The chair of the historic preservation committee shall serve as the association representative for the Tulsa Preservation Commission Certificate of Appropriateness Sub-Committee. This committee shall be responsible for matters concerning historic preservation guidelines.
Section 5. Zoning Committee.
The zoning committee shall be responsible for communication with the City and the Executive Board regarding all zoning matters that impact the neighborhood directly or indirectly.
Section 6. Nominating Committee.
Not lather than two (2) months prior to the annual meeting, the President shall create and appoint, with the approval of the Executive Board, a nominating committee to nominate a slate of officers for the following calendar year. Additional nominations may be received at any time up until the time of voting.
ARTICLE VII. CONTRACTS, CHECKS, DEPOSITS AND FUNDS
Section 1. Contracts.
The Executive Board may authorize any officer or officers, agent or agents of the association, in addition to the officers so authorized by these bylaws, to enter into any contract or execute and deliver any instrument in the name of and on behalf of the association, and such authority may be general or confined to specific instances.

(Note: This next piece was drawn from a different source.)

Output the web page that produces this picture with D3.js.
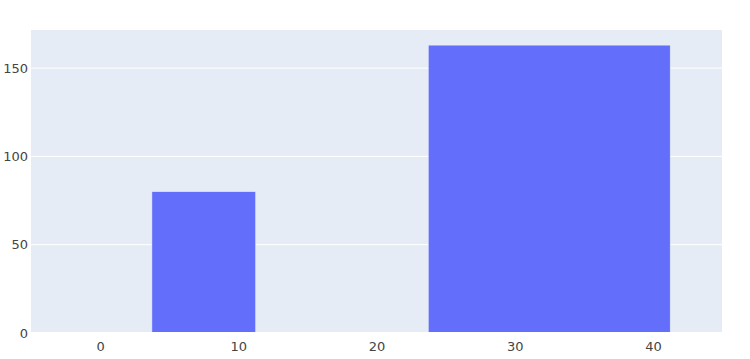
<!DOCTYPE html>
<html>

<head>
  <script src="https://d3js.org/d3.v7.min.js"></script>
  <style>
    body { margin: 0; background: #fff; }
  </style>
</head>

<body>
  <script>
    // bar data: centres, widths and heights
    const centers = [7.5, 32.5];
    const widths = [7.5, 17.5];
    const values = [80, 163];
    const xTicks = [0, 10, 20, 30, 40];
    const yTicks = [0, 50, 100, 150];

    const width = 750;
    const height = 359;
    const margin = { top: 30, right: 28, bottom: 26, left: 31 };

    const svg = d3.select("body")
      .append("svg")
      .attr("width", width)
      .attr("height", height);

    const x = d3.scaleLinear()
      .domain([-5, 45])
      .range([margin.left, width - margin.right]);

    const y = d3.scaleLinear()
      .domain([0, 163 / 0.95])
      .range([height - margin.bottom, margin.top]);

    // plot background
    svg.append("rect")
      .attr("x", margin.left)
      .attr("y", margin.top)
      .attr("width", width - margin.left - margin.right)
      .attr("height", height - margin.top - margin.bottom)
      .attr("fill", "#e5ecf6");

    // horizontal grid
    svg.append("g")
      .selectAll("line")
      .data(yTicks.filter(d => d > 0))
      .enter()
      .append("line")
      .attr("x1", margin.left)
      .attr("x2", width - margin.right)
      .attr("y1", d => y(d))
      .attr("y2", d => y(d))
      .attr("stroke", "#fff")
      .attr("stroke-width", 1);

    // bars
    svg.append("g")
      .selectAll("rect")
      .data(values)
      .enter()
      .append("rect")
      .attr("x", (d, i) => x(centers[i] - widths[i] / 2))
      .attr("width", (d, i) => x(centers[i] + widths[i] / 2) - x(centers[i] - widths[i] / 2))
      .attr("y", d => y(d))
      .attr("height", d => y(0) - y(d))
      .attr("fill", "#636efa")
      .attr("stroke", "#e5ecf6")
      .attr("stroke-width", 0.5);

    // zero line
    svg.append("line")
      .attr("x1", margin.left)
      .attr("x2", width - margin.right)
      .attr("y1", y(0))
      .attr("y2", y(0))
      .attr("stroke", "#fff")
      .attr("stroke-width", 2);

    // axes
    svg.append("g")
      .attr("transform", `translate(0,${height - margin.bottom})`)
      .call(d3.axisBottom(x).tickValues(xTicks).tickSize(0).tickPadding(9));

    svg.append("g")
      .attr("transform", `translate(${margin.left - 1},0)`)
      .call(d3.axisLeft(y).tickValues(yTicks).tickSize(0).tickPadding(2));

    svg.selectAll(".domain").remove();
    svg.selectAll(".tick text")
      .style("font-family", "'DejaVu Sans', sans-serif")
      .style("font-size", "13px")
      .attr("fill", "#444");
  </script>
</body>

</html>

Section 2. Checks, Drafts, etc.
All checks, drafts and other orders for the payment of money, notes or other evidence of indebtedness issued in the name of the association, shall require the signature of two (2) officers in order to authorize any disbursements from the association funds.
Section 3. Deposits.
All funds of the association shall be deposited to the credit of the association in such banks, trust companies, or other depositories as the Executive Board may select.
Section 4. Gifts.
The Executive Board may accept, on behalf of the association, any contribution, gift or bequest for the general purpose or for any special purpose of the association.
ARTICLE VIII. BOOKS AND RECORDS
The association shall keep correct and complete books and records of account and shall also keep minutes of the proceedings of its Executive Board and shall keep a record giving the names and addresses of its officers. All books and records shall be subject to audio at the direction of the Executive Board.
ARTICLE IX. AMENDMENT TO BYLAWS
These bylaws may be altered, amended or repealed and new bylaws may be adopted by the membership at any regular or special meeting of the membership as long as the meeting notice contained an explanation of the proposed change.
(Editors Note: The above bylaws are copied from the SLNA Excutive Board, 1997).